If you are researching on behalf of a loved one or partner, just know there are recommended ways you can help them access care if they are struggling.

What Next?

Borderline personality disorder (BPD) is a complex personality disorder characterized by instability and impulsivity. These behaviors are especially prominent when it comes to relationships with others. Understanding how the symptoms of BPD interact and contribute to these interrelational struggles is a critical step in learning how to prevent and control these issues.

At Southern California Sunrise Recovery Center, we know how difficult BPD can be for our clients and their loved ones. We aim to provide the understanding, treatment, and resources needed to manage your BPD and maintain functional, thriving relationships.
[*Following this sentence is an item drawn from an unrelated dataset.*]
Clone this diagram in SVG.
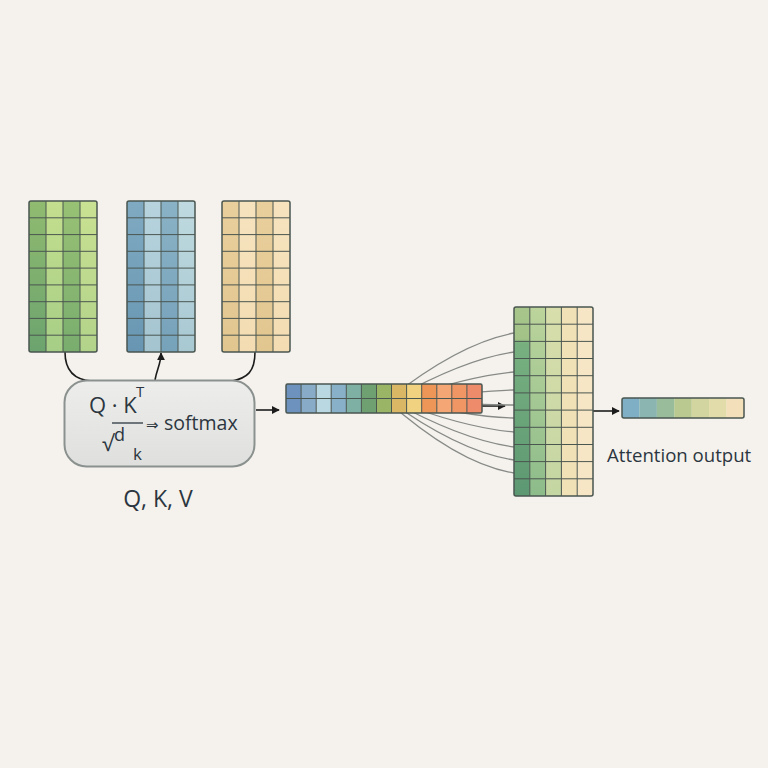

If you or a loved one has BPD and feel it is affecting your relationships, call us at (949) 284-7325.


Borderline Personality Disorder & Relationships FAQ

Here are some questions people also ask about BPD in relationships:

Can someone with borderline personality disorder have a healthy relationship?

Yes. People with BPD can build stable, loving, and lasting relationships, especially with consistent treatment. Evidence-based therapies like dialectical behavior therapy (DBT) teach the emotion regulation, distress tolerance, and interpersonal effectiveness skills that protect relationships from the cycles BPD can create. With treatment and a supportive partner, healthy long-term relationships are absolutely possible.
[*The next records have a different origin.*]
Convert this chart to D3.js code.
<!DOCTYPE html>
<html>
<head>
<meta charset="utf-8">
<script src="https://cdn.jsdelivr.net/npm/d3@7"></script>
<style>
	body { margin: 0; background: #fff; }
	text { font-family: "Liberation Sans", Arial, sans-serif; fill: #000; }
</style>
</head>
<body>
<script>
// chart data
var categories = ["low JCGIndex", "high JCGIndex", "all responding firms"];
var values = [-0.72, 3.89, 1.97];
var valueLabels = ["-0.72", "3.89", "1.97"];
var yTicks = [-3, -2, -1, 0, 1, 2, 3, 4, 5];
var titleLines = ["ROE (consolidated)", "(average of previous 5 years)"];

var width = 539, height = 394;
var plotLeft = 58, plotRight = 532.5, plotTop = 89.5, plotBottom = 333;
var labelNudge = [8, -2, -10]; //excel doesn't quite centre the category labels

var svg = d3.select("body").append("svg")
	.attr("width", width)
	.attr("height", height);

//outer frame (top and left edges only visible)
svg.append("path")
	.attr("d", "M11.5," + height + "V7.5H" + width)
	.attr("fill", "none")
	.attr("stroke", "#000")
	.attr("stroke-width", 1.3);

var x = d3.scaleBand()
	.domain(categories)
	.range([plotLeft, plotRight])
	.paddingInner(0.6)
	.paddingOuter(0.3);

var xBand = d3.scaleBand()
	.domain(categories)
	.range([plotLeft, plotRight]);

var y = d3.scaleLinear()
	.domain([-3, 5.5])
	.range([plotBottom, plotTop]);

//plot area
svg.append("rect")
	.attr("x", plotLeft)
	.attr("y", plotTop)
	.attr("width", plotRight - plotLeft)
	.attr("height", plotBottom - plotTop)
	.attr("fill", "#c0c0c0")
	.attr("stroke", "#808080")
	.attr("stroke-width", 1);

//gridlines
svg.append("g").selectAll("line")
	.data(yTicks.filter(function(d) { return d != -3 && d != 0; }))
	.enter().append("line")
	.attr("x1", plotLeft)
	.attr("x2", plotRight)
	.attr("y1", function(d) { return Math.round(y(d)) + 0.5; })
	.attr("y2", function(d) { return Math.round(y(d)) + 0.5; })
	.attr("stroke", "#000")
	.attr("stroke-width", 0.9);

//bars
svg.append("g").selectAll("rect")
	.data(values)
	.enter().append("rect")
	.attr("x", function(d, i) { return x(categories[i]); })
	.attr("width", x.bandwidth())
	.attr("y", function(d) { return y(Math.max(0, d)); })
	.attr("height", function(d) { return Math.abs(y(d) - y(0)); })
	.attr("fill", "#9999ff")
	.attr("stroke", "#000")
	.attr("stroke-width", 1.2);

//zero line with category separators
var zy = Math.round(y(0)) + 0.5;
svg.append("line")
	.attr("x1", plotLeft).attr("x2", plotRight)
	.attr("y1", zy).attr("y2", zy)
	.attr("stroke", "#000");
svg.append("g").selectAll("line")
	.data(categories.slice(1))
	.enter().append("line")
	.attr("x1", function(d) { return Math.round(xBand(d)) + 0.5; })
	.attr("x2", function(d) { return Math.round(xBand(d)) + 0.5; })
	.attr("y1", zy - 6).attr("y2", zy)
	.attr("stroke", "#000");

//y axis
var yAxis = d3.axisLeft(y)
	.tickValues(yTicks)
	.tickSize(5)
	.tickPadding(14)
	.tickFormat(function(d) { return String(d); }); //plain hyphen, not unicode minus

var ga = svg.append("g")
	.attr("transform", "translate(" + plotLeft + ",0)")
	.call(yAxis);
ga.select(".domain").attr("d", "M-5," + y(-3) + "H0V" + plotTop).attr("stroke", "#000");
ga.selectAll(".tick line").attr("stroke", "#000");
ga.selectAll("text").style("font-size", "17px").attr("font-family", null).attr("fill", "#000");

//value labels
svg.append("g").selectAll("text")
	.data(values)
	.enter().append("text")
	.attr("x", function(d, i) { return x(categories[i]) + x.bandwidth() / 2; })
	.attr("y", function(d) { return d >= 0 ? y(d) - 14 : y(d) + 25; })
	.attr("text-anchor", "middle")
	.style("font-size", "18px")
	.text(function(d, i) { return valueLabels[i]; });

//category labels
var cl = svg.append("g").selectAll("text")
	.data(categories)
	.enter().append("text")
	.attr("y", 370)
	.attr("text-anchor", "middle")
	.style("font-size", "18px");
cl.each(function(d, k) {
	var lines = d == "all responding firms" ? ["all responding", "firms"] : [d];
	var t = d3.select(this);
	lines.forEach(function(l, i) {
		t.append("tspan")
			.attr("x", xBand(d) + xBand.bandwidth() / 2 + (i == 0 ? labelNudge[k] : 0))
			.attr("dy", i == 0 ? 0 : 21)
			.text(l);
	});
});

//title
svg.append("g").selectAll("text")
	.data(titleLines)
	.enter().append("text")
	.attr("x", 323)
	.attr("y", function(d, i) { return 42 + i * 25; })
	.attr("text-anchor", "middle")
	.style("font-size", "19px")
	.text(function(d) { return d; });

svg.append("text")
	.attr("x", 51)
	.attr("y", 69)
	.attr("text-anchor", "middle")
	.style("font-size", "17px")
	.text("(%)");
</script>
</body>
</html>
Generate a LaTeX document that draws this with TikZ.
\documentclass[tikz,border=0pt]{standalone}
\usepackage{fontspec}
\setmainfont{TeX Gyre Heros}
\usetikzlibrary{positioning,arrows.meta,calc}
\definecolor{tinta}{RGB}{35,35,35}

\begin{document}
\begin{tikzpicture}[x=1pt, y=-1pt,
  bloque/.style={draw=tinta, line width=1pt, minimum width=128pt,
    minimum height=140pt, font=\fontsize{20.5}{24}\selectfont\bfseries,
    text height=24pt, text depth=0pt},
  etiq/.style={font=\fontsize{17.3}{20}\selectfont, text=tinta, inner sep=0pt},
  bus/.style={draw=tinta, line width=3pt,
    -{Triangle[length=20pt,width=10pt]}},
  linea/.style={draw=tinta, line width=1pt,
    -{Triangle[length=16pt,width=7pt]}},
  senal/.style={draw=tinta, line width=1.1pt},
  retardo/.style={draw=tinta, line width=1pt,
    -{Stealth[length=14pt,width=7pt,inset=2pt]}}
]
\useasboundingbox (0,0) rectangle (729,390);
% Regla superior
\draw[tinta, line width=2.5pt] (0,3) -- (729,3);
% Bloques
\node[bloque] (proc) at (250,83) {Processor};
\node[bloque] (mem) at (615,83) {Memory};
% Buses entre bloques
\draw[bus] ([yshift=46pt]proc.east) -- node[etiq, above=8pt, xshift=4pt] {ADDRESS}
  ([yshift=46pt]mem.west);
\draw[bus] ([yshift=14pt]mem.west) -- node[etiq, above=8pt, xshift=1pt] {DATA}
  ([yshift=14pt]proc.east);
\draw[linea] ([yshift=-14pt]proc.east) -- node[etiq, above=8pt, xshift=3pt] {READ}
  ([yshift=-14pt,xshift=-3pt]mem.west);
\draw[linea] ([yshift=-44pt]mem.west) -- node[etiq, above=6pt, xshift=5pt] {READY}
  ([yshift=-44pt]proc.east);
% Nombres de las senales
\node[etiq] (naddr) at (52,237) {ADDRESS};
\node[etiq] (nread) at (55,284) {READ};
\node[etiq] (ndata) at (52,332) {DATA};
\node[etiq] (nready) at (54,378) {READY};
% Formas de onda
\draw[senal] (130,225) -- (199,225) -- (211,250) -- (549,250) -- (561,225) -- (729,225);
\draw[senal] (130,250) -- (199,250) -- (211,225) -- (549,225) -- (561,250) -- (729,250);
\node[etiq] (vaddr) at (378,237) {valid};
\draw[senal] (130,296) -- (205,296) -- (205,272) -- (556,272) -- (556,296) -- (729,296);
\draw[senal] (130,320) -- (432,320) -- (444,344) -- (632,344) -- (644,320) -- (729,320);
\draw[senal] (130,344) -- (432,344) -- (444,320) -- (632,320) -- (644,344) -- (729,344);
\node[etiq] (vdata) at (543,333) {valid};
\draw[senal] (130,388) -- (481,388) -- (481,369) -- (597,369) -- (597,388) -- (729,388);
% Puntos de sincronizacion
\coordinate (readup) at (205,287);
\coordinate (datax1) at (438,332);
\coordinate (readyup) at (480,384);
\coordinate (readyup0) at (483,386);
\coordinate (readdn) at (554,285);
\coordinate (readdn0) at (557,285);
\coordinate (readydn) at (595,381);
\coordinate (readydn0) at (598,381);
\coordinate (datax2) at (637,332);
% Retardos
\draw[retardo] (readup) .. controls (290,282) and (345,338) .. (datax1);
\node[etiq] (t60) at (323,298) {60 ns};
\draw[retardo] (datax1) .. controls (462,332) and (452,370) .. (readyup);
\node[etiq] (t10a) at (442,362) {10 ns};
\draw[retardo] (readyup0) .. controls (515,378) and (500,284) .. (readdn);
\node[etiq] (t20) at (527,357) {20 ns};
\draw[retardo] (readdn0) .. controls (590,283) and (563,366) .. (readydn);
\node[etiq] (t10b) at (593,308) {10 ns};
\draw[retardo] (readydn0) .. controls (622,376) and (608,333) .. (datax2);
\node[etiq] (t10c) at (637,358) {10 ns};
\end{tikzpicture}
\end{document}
Why are relationships with someone who has BPD so intense?

BPD is driven in part by an intense fear of abandonment and difficulty regulating emotions. That combination can make connection feel euphoric and conflict feel catastrophic, sometimes within the same day. The intensity isn’t manipulation, it reflects how strongly the person experiences emotion, attachment, and the threat of loss.

What is a “favorite person” in BPD?

A “favorite person” (often shortened to FP) is someone a person with BPD attaches to with unusual emotional intensity, typically a partner, close friend, or family member. The FP becomes a primary source of emotional regulation, which can create a powerful bond but also a fragile dynamic where small ruptures feel devastating. Therapy helps redistribute that emotional weight more sustainably.

What is splitting in a BPD relationship?

Splitting is a defense mechanism where a person with BPD perceives others as either entirely good or entirely bad, with little gray area in between. A partner might feel idealized one day and rejected the next. Splitting isn’t intentional cruelty, it’s a symptom of unstable self-image and difficulty holding mixed feelings, and it responds well to targeted therapy.

Do people with BPD push their partners away?

Sometimes, yes, and often without meaning to. The fear of being abandoned can paradoxically lead to behaviors that test, distance, or sabotage the relationship before the feared rejection can happen. This pattern is one of the clearest signs that professional support is needed, because it tends to repeat across relationships until the underlying triggers are treated.

How can I support a partner with borderline personality disorder?

Stay consistent, set calm and clear boundaries, and avoid matching emotional escalation. Educate yourself about BPD so symptoms don’t feel personal, and encourage your partner to engage in evidence-based treatment. Couples counseling and your own individual therapy can also help. Most importantly, supporting a partner doesn’t mean being their only source of regulation.

What is the most effective treatment for BPD?

Dialectical behavior therapy (DBT) is the gold-standard treatment for borderline personality disorder and was originally developed specifically for it. Other approaches, including CBT, schema therapy, and mentalization-based therapy, can also help, often within a structured program. For severe symptoms or co-occurring conditions, a residential mental health program offers the immersive support needed to build skills that hold up in real relationships.